As the tearful Myra and her newly-found father embraced, a jealous woman who turned out to be the man’s mistress came and, without warning, hit the man on the head with an empty bottle of beer.

"That was the first and last time I saw my father," said Myra.

But as early as age nine, according to Myra, she experienced untold cruelty in the hands of her stepfather who repeatedly molested her. Afraid that her mother wouldn’t believe her, Myra kept everything a secret.

Dirt poor, her family subsisted on lugaw (porridge) day in and day out as her baon to school which she ate at the back of the auditorium to avoid being teased by her richer schoolmates. To get away from her abusive stepfather, Myra said she decided to quit school and find a job as a print-ad/commercial model at age 11, taking her family with her, on the side modeling in afternoon lingerie shows.

And then, she was discovered by couturier Romy Lopez who introduced her to Rey dela Cruz.

Her showbiz career was on the upswing when she fell in love with a dancer working in Japan. She followed him there, only to discover that he was married. Devastated, Myra fell on the rebound for the man’s co-dancer whom she married in 1987 when they came back from Japan. She got fat after giving birth and her husband, starting to lose interest in her, advised her to take shabu for her "to lose weight fast." Soon, the two of them were hooked. Her husband began to go astray. They had by then gone back to Japan.

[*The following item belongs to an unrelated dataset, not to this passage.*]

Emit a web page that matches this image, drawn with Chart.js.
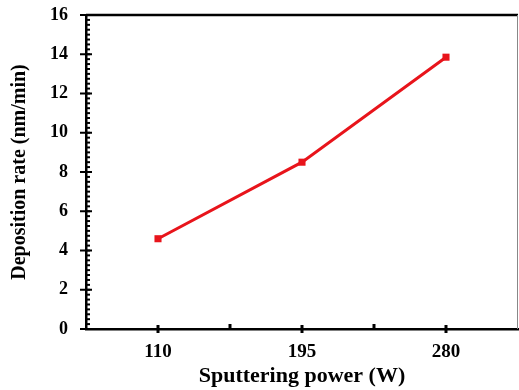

"It was during that time when I desperately wanted to come home," recalled Myra. "But I lost my passport and I didn’t have money for the plane fare. Then, an ‘angel’ came into my life in the person of an officemate I disliked who gave me a prayer book as a Christmas present. That got me praying every day."

A stroke of fate, which Myra called a "miracle," happened. Without her knowing it, her manager had filed a "missing person" report, prompting the Philippine Embassy in Japan to look for her and provide her all that she needed to come home.

Back home, Myra landed her first post-Japan job – as manager of a club called Impiyerno. Was The Lord playing a trick on her? "That was where I was all the time," said Myra, "in hell."

At Impiyerno, another "angel" came to Myra’s life in the person of a lawyer-fan who wanted her out of that place and volunteered to introduce her to Rez Cortez, one of the moving spirits behind the Oasis of Love.

"That’s when I surrendered myself to God," said Myra.

Now a single parent, Myra works as an entertainment consultant at one of the progressive call centers in the country. Her eldest son, Gerald Albert, 19, is a seminarian whose education is sponsored by the Immaculate Heart of Mary Community. Her two other children, Von Aiki and Alekzandra, are also in school.

"I lost my father the day I was born," concluded Myra. "All the while, I didn’t know that God the Father was just waiting for me to surrender to Him."